**DIRECTIVE**
Return, word for word, every line that follows.

**RECORD EXCERPTS**
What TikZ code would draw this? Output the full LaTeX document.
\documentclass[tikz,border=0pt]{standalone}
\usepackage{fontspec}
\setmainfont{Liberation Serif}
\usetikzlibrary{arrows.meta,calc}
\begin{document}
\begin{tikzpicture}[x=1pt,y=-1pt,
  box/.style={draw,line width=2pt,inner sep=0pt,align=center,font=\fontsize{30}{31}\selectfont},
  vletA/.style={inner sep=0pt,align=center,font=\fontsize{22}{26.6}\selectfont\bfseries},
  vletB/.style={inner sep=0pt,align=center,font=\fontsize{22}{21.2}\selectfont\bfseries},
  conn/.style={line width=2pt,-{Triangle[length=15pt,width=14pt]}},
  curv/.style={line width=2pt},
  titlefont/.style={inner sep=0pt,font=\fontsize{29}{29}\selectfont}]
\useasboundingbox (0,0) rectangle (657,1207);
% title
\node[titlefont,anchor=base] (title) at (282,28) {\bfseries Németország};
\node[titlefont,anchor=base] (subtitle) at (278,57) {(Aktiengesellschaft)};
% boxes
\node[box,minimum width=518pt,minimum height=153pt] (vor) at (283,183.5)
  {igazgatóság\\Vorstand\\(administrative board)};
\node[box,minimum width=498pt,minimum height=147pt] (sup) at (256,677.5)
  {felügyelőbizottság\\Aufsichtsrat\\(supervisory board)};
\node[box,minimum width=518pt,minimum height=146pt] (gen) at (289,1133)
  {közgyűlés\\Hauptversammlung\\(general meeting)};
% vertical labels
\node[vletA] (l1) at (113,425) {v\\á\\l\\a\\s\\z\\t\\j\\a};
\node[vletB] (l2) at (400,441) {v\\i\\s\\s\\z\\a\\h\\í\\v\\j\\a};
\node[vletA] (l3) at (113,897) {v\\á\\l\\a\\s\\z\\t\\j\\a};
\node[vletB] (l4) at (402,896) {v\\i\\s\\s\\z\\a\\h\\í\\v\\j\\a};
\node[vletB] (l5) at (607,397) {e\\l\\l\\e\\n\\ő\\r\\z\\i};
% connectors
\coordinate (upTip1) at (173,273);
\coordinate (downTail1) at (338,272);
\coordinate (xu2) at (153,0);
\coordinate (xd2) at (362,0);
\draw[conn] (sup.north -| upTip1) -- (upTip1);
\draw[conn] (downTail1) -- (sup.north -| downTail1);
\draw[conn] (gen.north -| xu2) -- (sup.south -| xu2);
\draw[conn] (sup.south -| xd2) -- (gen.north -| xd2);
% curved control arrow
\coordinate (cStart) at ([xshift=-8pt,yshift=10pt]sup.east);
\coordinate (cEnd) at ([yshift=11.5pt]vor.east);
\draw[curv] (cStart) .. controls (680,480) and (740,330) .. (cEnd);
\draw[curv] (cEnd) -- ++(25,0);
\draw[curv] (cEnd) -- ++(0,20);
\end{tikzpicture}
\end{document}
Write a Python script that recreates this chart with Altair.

**COMPLETE RESPONSE**
What TikZ code would draw this? Output the full LaTeX document.
\documentclass[tikz,border=0pt]{standalone}
\usepackage{fontspec}
\setmainfont{Liberation Serif}
\usetikzlibrary{arrows.meta,calc}
\begin{document}
\begin{tikzpicture}[x=1pt,y=-1pt,
  box/.style={draw,line width=2pt,inner sep=0pt,align=center,font=\fontsize{30}{31}\selectfont},
  vletA/.style={inner sep=0pt,align=center,font=\fontsize{22}{26.6}\selectfont\bfseries},
  vletB/.style={inner sep=0pt,align=center,font=\fontsize{22}{21.2}\selectfont\bfseries},
  conn/.style={line width=2pt,-{Triangle[length=15pt,width=14pt]}},
  curv/.style={line width=2pt},
  titlefont/.style={inner sep=0pt,font=\fontsize{29}{29}\selectfont}]
\useasboundingbox (0,0) rectangle (657,1207);
% title
\node[titlefont,anchor=base] (title) at (282,28) {\bfseries Németország};
\node[titlefont,anchor=base] (subtitle) at (278,57) {(Aktiengesellschaft)};
% boxes
\node[box,minimum width=518pt,minimum height=153pt] (vor) at (283,183.5)
  {igazgatóság\\Vorstand\\(administrative board)};
\node[box,minimum width=498pt,minimum height=147pt] (sup) at (256,677.5)
  {felügyelőbizottság\\Aufsichtsrat\\(supervisory board)};
\node[box,minimum width=518pt,minimum height=146pt] (gen) at (289,1133)
  {közgyűlés\\Hauptversammlung\\(general meeting)};
% vertical labels
\node[vletA] (l1) at (113,425) {v\\á\\l\\a\\s\\z\\t\\j\\a};
\node[vletB] (l2) at (400,441) {v\\i\\s\\s\\z\\a\\h\\í\\v\\j\\a};
\node[vletA] (l3) at (113,897) {v\\á\\l\\a\\s\\z\\t\\j\\a};
\node[vletB] (l4) at (402,896) {v\\i\\s\\s\\z\\a\\h\\í\\v\\j\\a};
\node[vletB] (l5) at (607,397) {e\\l\\l\\e\\n\\ő\\r\\z\\i};
% connectors
\coordinate (upTip1) at (173,273);
\coordinate (downTail1) at (338,272);
\coordinate (xu2) at (153,0);
\coordinate (xd2) at (362,0);
\draw[conn] (sup.north -| upTip1) -- (upTip1);
\draw[conn] (downTail1) -- (sup.north -| downTail1);
\draw[conn] (gen.north -| xu2) -- (sup.south -| xu2);
\draw[conn] (sup.south -| xd2) -- (gen.north -| xd2);
% curved control arrow
\coordinate (cStart) at ([xshift=-8pt,yshift=10pt]sup.east);
\coordinate (cEnd) at ([yshift=11.5pt]vor.east);
\draw[curv] (cStart) .. controls (680,480) and (740,330) .. (cEnd);
\draw[curv] (cEnd) -- ++(25,0);
\draw[curv] (cEnd) -- ++(0,20);
\end{tikzpicture}
\end{document}
Write a Python script that recreates this chart with Altair.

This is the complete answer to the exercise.